What the exercise asks — Omit every picture and return the rest of the data unaltered.

Code that draws figures:

--------------------

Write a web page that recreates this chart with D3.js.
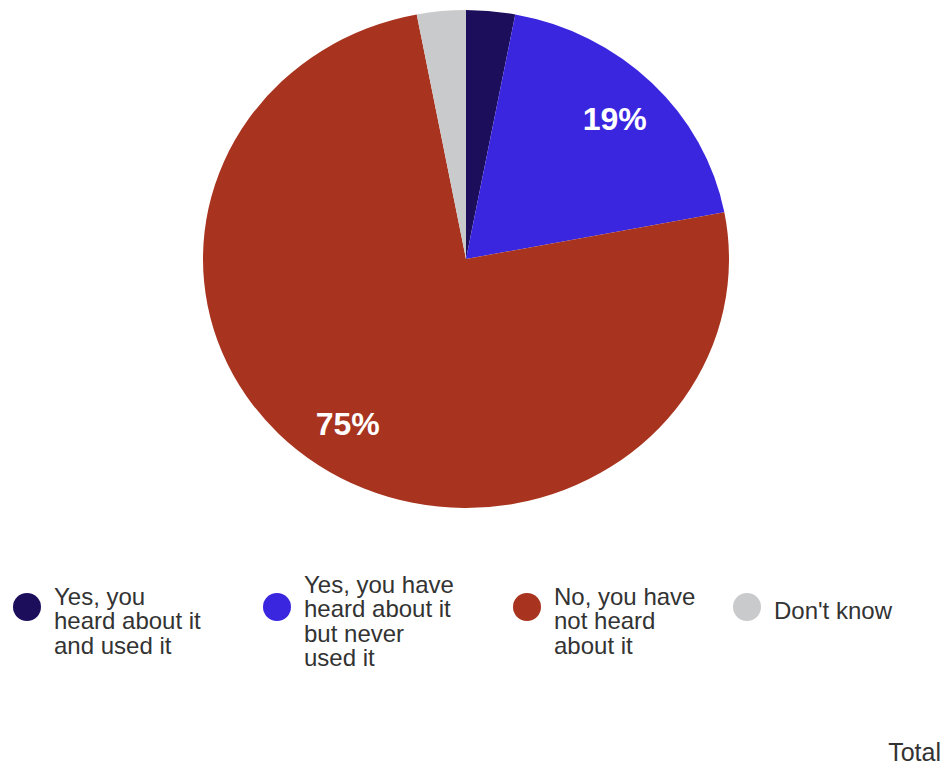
<!DOCTYPE html>
<html>
<head>
<meta charset="utf-8">
<script src="https://cdn.jsdelivr.net/npm/d3@7"></script>
<style>
  body { margin: 0; background: #fff; }
  svg { display: block; font-family: "Liberation Sans", Arial, sans-serif; }
</style>
</head>
<body>
<svg id="chart"></svg>
<script>
const categories = [
  "Yes, you heard about it and used it",
  "Yes, you have heard about it but never used it",
  "No, you have not heard about it",
  "Don't know"
];
const legendLines = [
  ["Yes, you", "heard about it", "and used it"],
  ["Yes, you have", "heard about it", "but never", "used it"],
  ["No, you have", "not heard", "about it"],
  ["Don't know"]
];
const values = [3, 19, 75, 3];
const colors = ["#1d0e5c", "#3b26e0", "#a8331e", "#c9cacc"];
const footer = "Total";

const width = 943;
const height = 771;
const cx = 466, cy = 259;
const rx = 263, ry = 249;

const svg = d3.select("#chart")
    .attr("width", width)
    .attr("height", height);

const pie = d3.pie().sort(null).value(d => d.value);
const arcs = pie(values.map((v, i) => ({ value: v, key: categories[i], i })));

const arc = d3.arc().innerRadius(0).outerRadius(rx);
const labelArc = d3.arc().innerRadius(rx * 0.8).outerRadius(rx * 0.8);

// pie is slightly squashed vertically in the reference
const g = svg.append("g")
    .attr("transform", `translate(${cx},${cy})`);

g.append("g")
    .attr("transform", `scale(1,${ry / rx})`)
  .selectAll("path")
  .data(arcs)
  .join("path")
    .attr("d", arc)
    .attr("fill", d => colors[d.data.i]);

// only slices big enough get a label
g.selectAll("text.lbl")
  .data(arcs.filter(d => d.data.value >= 10))
  .join("text")
    .attr("class", "lbl")
    .attr("x", d => labelArc.centroid(d)[0])
    .attr("y", d => labelArc.centroid(d)[1] * ry / rx)
    .attr("dy", "0.36em")
    .attr("text-anchor", "middle")
    .attr("fill", "#fff")
    .attr("font-weight", "bold")
    .attr("font-size", 32)
    .text(d => d.data.value + "%");

// legend
const xs = [27, 277, 527, 747];
const lineH = 24.5;

const leg = svg.append("g")
  .selectAll("g")
  .data(categories)
  .join("g")
    .attr("transform", (d, i) => `translate(${xs[i]},0)`);

leg.append("circle")
    .attr("cx", 0)
    .attr("cy", 607)
    .attr("r", 14)
    .attr("fill", (d, i) => colors[i]);

leg.append("text")
    .attr("font-size", 24)
    .attr("fill", "#333")
  .selectAll("tspan")
  .data((d, i) => legendLines[i].map((t, j, a) => ({ t, j, n: a.length })))
  .join("tspan")
    .attr("x", 27)
    .attr("y", d => (d.n === 1 ? 611 : 621) + (d.j - (d.n - 1) / 2) * lineH)
    .attr("dy", "0.35em")
    .text(d => d.t);

svg.append("text")
    .attr("x", 941)
    .attr("y", 752)
    .attr("dy", "0.35em")
    .attr("text-anchor", "end")
    .attr("font-size", 25)
    .attr("fill", "#333")
    .text(footer);
</script>
</body>
</html>
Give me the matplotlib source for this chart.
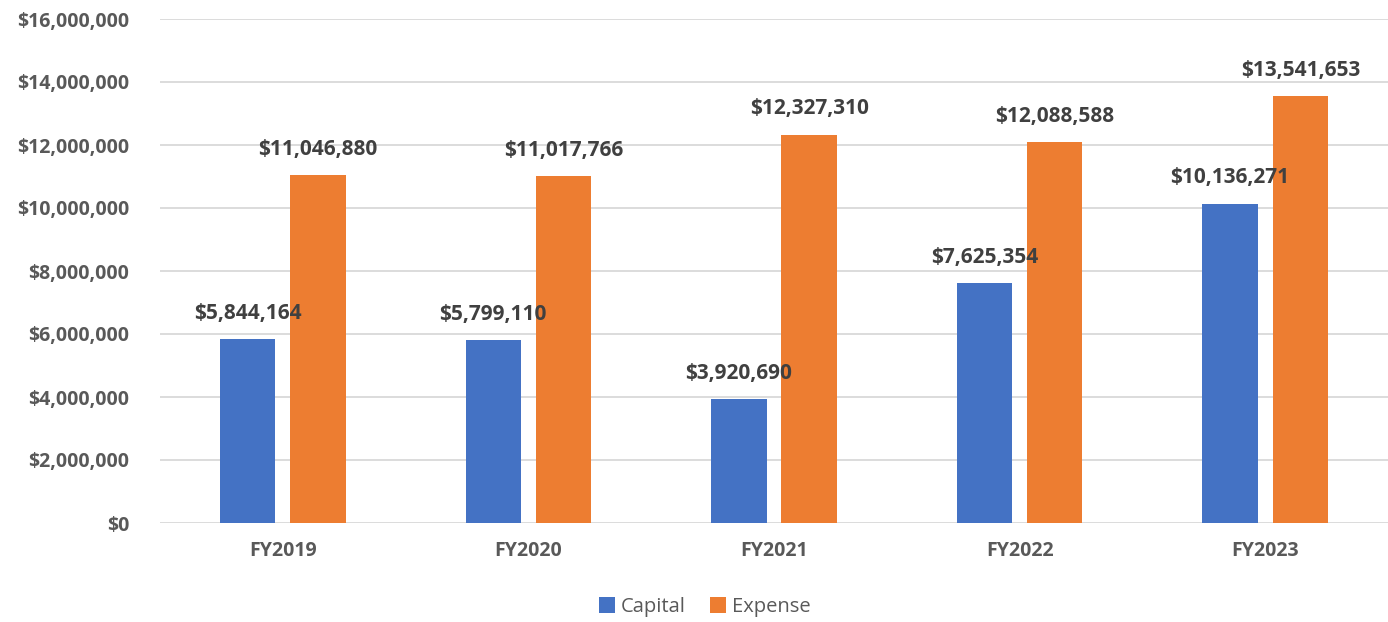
import matplotlib.pyplot as plt
import numpy as np
from matplotlib.ticker import FuncFormatter

years = ['FY2019', 'FY2020', 'FY2021', 'FY2022', 'FY2023']
capital = [5844164, 5799110, 3920690, 7625354, 10136271]
expense = [11046880, 11017766, 12327310, 12088588, 13541653]

plt.rcParams['font.family'] = ['Open Sans', 'DejaVu Sans']


def main():
    fig = plt.figure(figsize=(13.88, 6.22), dpi=100)
    ax = fig.add_axes([160 / 1388, 1 - 523 / 622, 1228 / 1388, 504 / 622])

    x = np.arange(len(years))
    w = 0.226
    off = 0.143
    b1 = ax.bar(x - off, capital, w, color='#4472C4', label='Capital', zorder=2)
    b2 = ax.bar(x + off, expense, w, color='#ED7D31', label='Expense', zorder=2)

    # data labels
    for bars in (b1, b2):
        for rect in bars:
            h = rect.get_height()
            ax.annotate('${:,.0f}'.format(h),
                        (rect.get_x() + rect.get_width() / 2, h),
                        xytext=(0, 11), textcoords='offset points',
                        ha='center', va='bottom', fontsize=15,
                        fontweight='bold', color='#404040', zorder=5)

    ax.set_xlim(-0.5, len(years) - 0.5)
    ax.set_ylim(0, 16000000)
    ax.set_yticks(np.arange(0, 16000001, 2000000))
    ax.yaxis.set_major_formatter(FuncFormatter(lambda v, p: '${:,.0f}'.format(v)))
    ax.set_xticks(x)
    ax.set_xticklabels(years)
    ax.grid(axis='y', color='#D9D9D9', linewidth=1.3, zorder=0)
    ax.set_axisbelow(True)
    for s in ax.spines.values():
        s.set_visible(False)
    ax.tick_params(length=0, labelsize=14, labelcolor='#595959')
    ax.tick_params(axis='y', pad=22)
    ax.tick_params(axis='x', pad=13)
    for lab in ax.get_xticklabels() + ax.get_yticklabels():
        lab.set_fontweight('bold')

    fig.legend(handles=[b1, b2], loc='center', bbox_to_anchor=(705 / 1388, 1 - 607 / 622),
               ncol=2, frameon=False, fontsize=14.5, labelcolor='#595959',
               handlelength=0.8, handleheight=0.8, handletextpad=0.3, columnspacing=1.2)

    fig.savefig('out.png', dpi=100)


if __name__ == '__main__':
    main()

--------------------

Correct response —
Write a web page that recreates this chart with D3.js.
<!DOCTYPE html>
<html>
<head>
<meta charset="utf-8">
<script src="https://cdn.jsdelivr.net/npm/d3@7"></script>
<style>
  body { margin: 0; background: #fff; }
  svg { display: block; font-family: "Liberation Sans", Arial, sans-serif; }
</style>
</head>
<body>
<svg id="chart"></svg>
<script>
const categories = [
  "Yes, you heard about it and used it",
  "Yes, you have heard about it but never used it",
  "No, you have not heard about it",
  "Don't know"
];
const legendLines = [
  ["Yes, you", "heard about it", "and used it"],
  ["Yes, you have", "heard about it", "but never", "used it"],
  ["No, you have", "not heard", "about it"],
  ["Don't know"]
];
const values = [3, 19, 75, 3];
const colors = ["#1d0e5c", "#3b26e0", "#a8331e", "#c9cacc"];
const footer = "Total";

const width = 943;
const height = 771;
const cx = 466, cy = 259;
const rx = 263, ry = 249;

const svg = d3.select("#chart")
    .attr("width", width)
    .attr("height", height);

const pie = d3.pie().sort(null).value(d => d.value);
const arcs = pie(values.map((v, i) => ({ value: v, key: categories[i], i })));

const arc = d3.arc().innerRadius(0).outerRadius(rx);
const labelArc = d3.arc().innerRadius(rx * 0.8).outerRadius(rx * 0.8);

// pie is slightly squashed vertically in the reference
const g = svg.append("g")
    .attr("transform", `translate(${cx},${cy})`);

g.append("g")
    .attr("transform", `scale(1,${ry / rx})`)
  .selectAll("path")
  .data(arcs)
  .join("path")
    .attr("d", arc)
    .attr("fill", d => colors[d.data.i]);

// only slices big enough get a label
g.selectAll("text.lbl")
  .data(arcs.filter(d => d.data.value >= 10))
  .join("text")
    .attr("class", "lbl")
    .attr("x", d => labelArc.centroid(d)[0])
    .attr("y", d => labelArc.centroid(d)[1] * ry / rx)
    .attr("dy", "0.36em")
    .attr("text-anchor", "middle")
    .attr("fill", "#fff")
    .attr("font-weight", "bold")
    .attr("font-size", 32)
    .text(d => d.data.value + "%");

// legend
const xs = [27, 277, 527, 747];
const lineH = 24.5;

const leg = svg.append("g")
  .selectAll("g")
  .data(categories)
  .join("g")
    .attr("transform", (d, i) => `translate(${xs[i]},0)`);

leg.append("circle")
    .attr("cx", 0)
    .attr("cy", 607)
    .attr("r", 14)
    .attr("fill", (d, i) => colors[i]);

leg.append("text")
    .attr("font-size", 24)
    .attr("fill", "#333")
  .selectAll("tspan")
  .data((d, i) => legendLines[i].map((t, j, a) => ({ t, j, n: a.length })))
  .join("tspan")
    .attr("x", 27)
    .attr("y", d => (d.n === 1 ? 611 : 621) + (d.j - (d.n - 1) / 2) * lineH)
    .attr("dy", "0.35em")
    .text(d => d.t);

svg.append("text")
    .attr("x", 941)
    .attr("y", 752)
    .attr("dy", "0.35em")
    .attr("text-anchor", "end")
    .attr("font-size", 25)
    .attr("fill", "#333")
    .text(footer);
</script>
</body>
</html>
Give me the matplotlib source for this chart.
import matplotlib.pyplot as plt
import numpy as np
from matplotlib.ticker import FuncFormatter

years = ['FY2019', 'FY2020', 'FY2021', 'FY2022', 'FY2023']
capital = [5844164, 5799110, 3920690, 7625354, 10136271]
expense = [11046880, 11017766, 12327310, 12088588, 13541653]

plt.rcParams['font.family'] = ['Open Sans', 'DejaVu Sans']


def main():
    fig = plt.figure(figsize=(13.88, 6.22), dpi=100)
    ax = fig.add_axes([160 / 1388, 1 - 523 / 622, 1228 / 1388, 504 / 622])

    x = np.arange(len(years))
    w = 0.226
    off = 0.143
    b1 = ax.bar(x - off, capital, w, color='#4472C4', label='Capital', zorder=2)
    b2 = ax.bar(x + off, expense, w, color='#ED7D31', label='Expense', zorder=2)

    # data labels
    for bars in (b1, b2):
        for rect in bars:
            h = rect.get_height()
            ax.annotate('${:,.0f}'.format(h),
                        (rect.get_x() + rect.get_width() / 2, h),
                        xytext=(0, 11), textcoords='offset points',
                        ha='center', va='bottom', fontsize=15,
                        fontweight='bold', color='#404040', zorder=5)

    ax.set_xlim(-0.5, len(years) - 0.5)
    ax.set_ylim(0, 16000000)
    ax.set_yticks(np.arange(0, 16000001, 2000000))
    ax.yaxis.set_major_formatter(FuncFormatter(lambda v, p: '${:,.0f}'.format(v)))
    ax.set_xticks(x)
    ax.set_xticklabels(years)
    ax.grid(axis='y', color='#D9D9D9', linewidth=1.3, zorder=0)
    ax.set_axisbelow(True)
    for s in ax.spines.values():
        s.set_visible(False)
    ax.tick_params(length=0, labelsize=14, labelcolor='#595959')
    ax.tick_params(axis='y', pad=22)
    ax.tick_params(axis='x', pad=13)
    for lab in ax.get_xticklabels() + ax.get_yticklabels():
        lab.set_fontweight('bold')

    fig.legend(handles=[b1, b2], loc='center', bbox_to_anchor=(705 / 1388, 1 - 607 / 622),
               ncol=2, frameon=False, fontsize=14.5, labelcolor='#595959',
               handlelength=0.8, handleheight=0.8, handletextpad=0.3, columnspacing=1.2)

    fig.savefig('out.png', dpi=100)


if __name__ == '__main__':
    main()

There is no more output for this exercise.